Age of Attraction, Netflix’s divide-and-dare dating series hosted by real-life couple Nick Viall and Natalie Joy, launched in March 2026 and is already raising questions about love, age and how reality TV frames relationships. The show’s first batch of episodes — now streaming — hides contestants’ ages until they give each other promise rings, then follows six standout couples as they move into the “real world.”

How the experiment works

Created by Jennifer O’Connell and Rebecca Quinn, Age of Attraction began with 40 singles — 20 men and 20 women — ranging from their 20s to their 60s who meet at a wooded retreat in Canada. For weeks they can talk about almost anything except one fact: their age.

When two people want to take things further they go to the treetop Promise Room, exchange promise rings and finally reveal their ages. If the pair chooses to continue, they relocate together into the same apartment building for the next phase, then meet each other’s families and face a mountaintop decision about commitment.

What’s new: who’s standing and who split

Netflix and the show’s reporting highlight six couples the producers chose to document closely. Midway through the first part of season 1 most of those pairs are still together: John and Theresa (27-year gap), Vanessa and Logan (20-year gap), Chris and Leah (15 years), Derrick and Pfeifer (20 years), and Libby and Andrew (16 years) are shown continuing to explore romance.

One high-profile breakup occurred offscreen: Vanelle and Jorge, who had a 33-year gap and several public clashes, split in episode 5 after disagreements about kids and Vanelle’s celibacy.

Why the producers hid ages — and why it matters

Showrunners O’Connell and Quinn say they intentionally concealed ages from both contestants and viewers to focus attention on chemistry rather than numbers. “It could have been super ick,” Quinn told reporters about the project’s potential pitfalls.
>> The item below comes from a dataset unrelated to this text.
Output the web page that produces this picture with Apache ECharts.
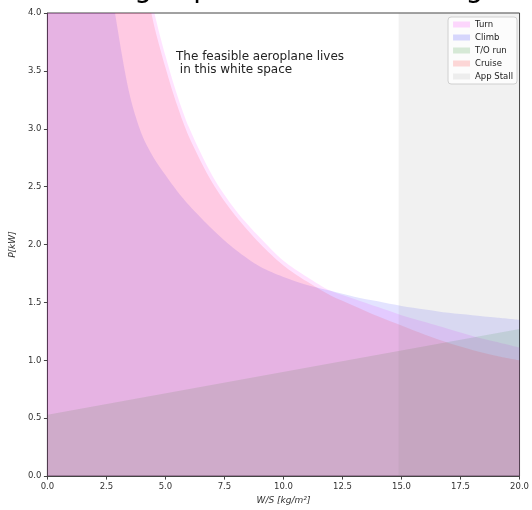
<!DOCTYPE html>
<html><head><meta charset="utf-8">
<script src="https://cdn.jsdelivr.net/npm/echarts@6/dist/echarts.min.js"></script>
<style>html,body{margin:0;padding:0;background:#fff}#c{width:532px;height:510px}</style>
</head><body><div id="c"></div>
<script>
// W/S sample points [kg/m^2]
const wsGrid  = [0, 1, 2, 2.5, 3, 3.5, 4, 4.5, 5, 5.5, 6, 7, 8, 9, 10, 11, 12, 13, 14, 15, 16, 17, 18, 19, 20];
// required power [kW] for each constraint
const turnP   = [20, 14.5, 8.5, 7.0, 6.2, 5.3, 4.56, 4.03, 3.63, 3.29, 3.01, 2.59, 2.29, 2.06, 1.86, 1.72, 1.60, 1.53, 1.46, 1.39, 1.33, 1.27, 1.21, 1.16, 1.11];
const climbP  = [20, 10, 6, 4.53, 3.83, 3.28, 2.95, 2.75, 2.60, 2.46, 2.34, 2.13, 1.95, 1.81, 1.72, 1.65, 1.60, 1.55, 1.51, 1.47, 1.44, 1.41, 1.39, 1.37, 1.35];
const cruiseP = [20, 14, 8, 6.7, 5.9, 5.1, 4.42, 3.91, 3.53, 3.20, 2.93, 2.53, 2.24, 2.01, 1.82, 1.68, 1.56, 1.47, 1.38, 1.30, 1.22, 1.15, 1.09, 1.04, 1.00];
const toRunWS = [0, 20];
const toRunP  = [0.53, 1.27];
const stallWS = [14.88, 20];
const stallP  = [4, 4];
const seriesNames = ['Turn', 'Climb', 'T/O run', 'Cruise', 'App Stall'];
const xMin = 0, xMax = 20, xStep = 2.5;
const yMin = 0, yMax = 4, yStep = 0.5;
const titleText = 'Design space for initial sizing';
const noteText = 'The feasible aeroplane lives\n in this white space';

const A = 0.11;
const fills = {
  'Turn': 'rgba(255,0,255,' + A + ')',
  'Climb': 'rgba(0,0,255,' + A + ')',
  'T/O run': 'rgba(0,128,0,' + A + ')',
  'Cruise': 'rgba(255,0,0,' + A + ')',
  'App Stall': 'rgba(128,128,128,' + A + ')'
};
const legendFills = {
  'Turn': 'rgba(255,0,255,0.15)',
  'Climb': 'rgba(0,0,255,0.15)',
  'T/O run': 'rgba(0,128,0,0.15)',
  'Cruise': 'rgba(255,0,0,0.15)',
  'App Stall': 'rgba(128,128,128,0.12)'
};
const zip = (xs, ys) => xs.map((x, i) => [x, ys[i]]);
const dataMap = {
  'Turn': zip(wsGrid, turnP),
  'Climb': zip(wsGrid, climbP),
  'T/O run': zip(toRunWS, toRunP),
  'Cruise': zip(wsGrid, cruiseP),
  'App Stall': zip(stallWS, stallP)
};
const curved = {'Turn': true, 'Climb': true, 'Cruise': true};

const FONT = 'DejaVu Sans';
const chart = echarts.init(document.getElementById('c'), null, {renderer: 'canvas'});
chart.setOption({
  animation: false,
  backgroundColor: '#fff',
  textStyle: {fontFamily: FONT},
  grid: {left: 43, right: 10, top: 13, bottom: 30, show: true, borderColor: '#444', borderWidth: 1, backgroundColor: 'transparent'},
  xAxis: {
    type: 'value', min: xMin, max: xMax, interval: xStep,
    name: 'W/S [kg/m²]', nameLocation: 'middle', nameGap: 18,
    nameTextStyle: {fontFamily: FONT, fontSize: 9, fontStyle: 'italic', color: '#333'},
    axisLine: {show: true, onZero: false, lineStyle: {color: '#444', width: 1}},
    axisTick: {show: true, length: 3.5, lineStyle: {color: '#444'}},
    axisLabel: {fontFamily: FONT, fontSize: 8.5, color: '#333', margin: 6, formatter: v => v.toFixed(1)},
    splitLine: {show: false}
  },
  yAxis: {
    type: 'value', min: yMin, max: yMax, interval: yStep,
    name: 'P[kW]', nameLocation: 'middle', nameGap: 28, nameRotate: 90,
    nameTextStyle: {fontFamily: FONT, fontSize: 9, fontStyle: 'italic', color: '#333'},
    axisLine: {show: true, onZero: false, lineStyle: {color: '#444', width: 1}},
    axisTick: {show: true, length: 3.5, lineStyle: {color: '#444'}},
    axisLabel: {fontFamily: FONT, fontSize: 8.5, color: '#333', margin: 6, formatter: v => v.toFixed(1)},
    splitLine: {show: false}
  },
  legend: {
    orient: 'vertical', right: 15, top: 17,
    itemWidth: 17, itemHeight: 6, itemGap: 4,
    padding: [3, 4, 3, 5],
    backgroundColor: 'rgba(255,255,255,0.8)', borderColor: '#d0d0d0', borderWidth: 1, borderRadius: 3,
    textStyle: {fontFamily: FONT, fontSize: 8.5, color: '#222'},
    data: seriesNames.map(n => ({name: n, icon: 'rect', itemStyle: {color: legendFills[n], borderWidth: 0}}))
  },
  graphic: [
    {type: 'text', x: 73, y: -10, silent: true,
     style: {text: titleText, fontFamily: FONT, fontSize: 28, fill: '#000', verticalAlign: 'middle'}},
    {type: 'text', left: 176, top: 50, silent: true,
     style: {text: noteText, fontFamily: FONT, fontSize: 12, lineHeight: 13.5, fill: '#222'}}
  ],
  series: seriesNames.map(n => ({
    name: n, type: 'line', data: dataMap[n],
    showSymbol: false, symbol: 'none', clip: true,
    smooth: curved[n] ? 0.3 : false,
    lineStyle: {width: 0, opacity: 0},
    itemStyle: {color: fills[n]},
    areaStyle: {color: fills[n], opacity: 1},
    emphasis: {disabled: true}
  }))
});
</script></body></html>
O’Connell added producers wanted to avoid fetishizing age gaps and present fully realized people, not caricatures.

Producers also deliberately cast people looking for long-term connection rather than shock-value reality-TV types. That choice surprised them: the experiment produced far more matches than expected. “It was well beyond my greatest dream that we ended up with so many,” O’Connell said, noting the series initially found 14 couples and then narrowed the story to six compelling, cross-generational pairs.

Reaction and context

Critical response so far has been mixed but curious. One reviewer compared the format to Love Is Blind, praising how the conceit keeps viewers guessing before the Promise Room reveals. The retreat sequences generally play well; questions remain about whether relationships forged under unusual conditions will transition into everyday life where careers, children and family opinions matter.

Social chatter has centered on the hosts — Nick Viall and Natalie Joy, who themselves have an 18-year gap — and whether the show will avoid tired tropes like “cougar” or “creepy old man.” Producers stress balance, casting older women and younger men as well as older men with younger women to show varied dynamics.

What to expect next

Age of Attraction is being released in parts; the first five episodes are available now and later episodes will follow, including family visits and the mountaintop commitment decisions. Viewers should watch for how those later installments handle real-world friction and whether the early couples remain intact after family scrutiny and everyday logistics.

Bottom line: Age of Attraction reframes age-gap romance as an experiment in chemistry and expectations. Whether it changes public conversations about age and relationships will depend on how honestly the show portrays the aftermath when the cameras follow couples beyond the retreat.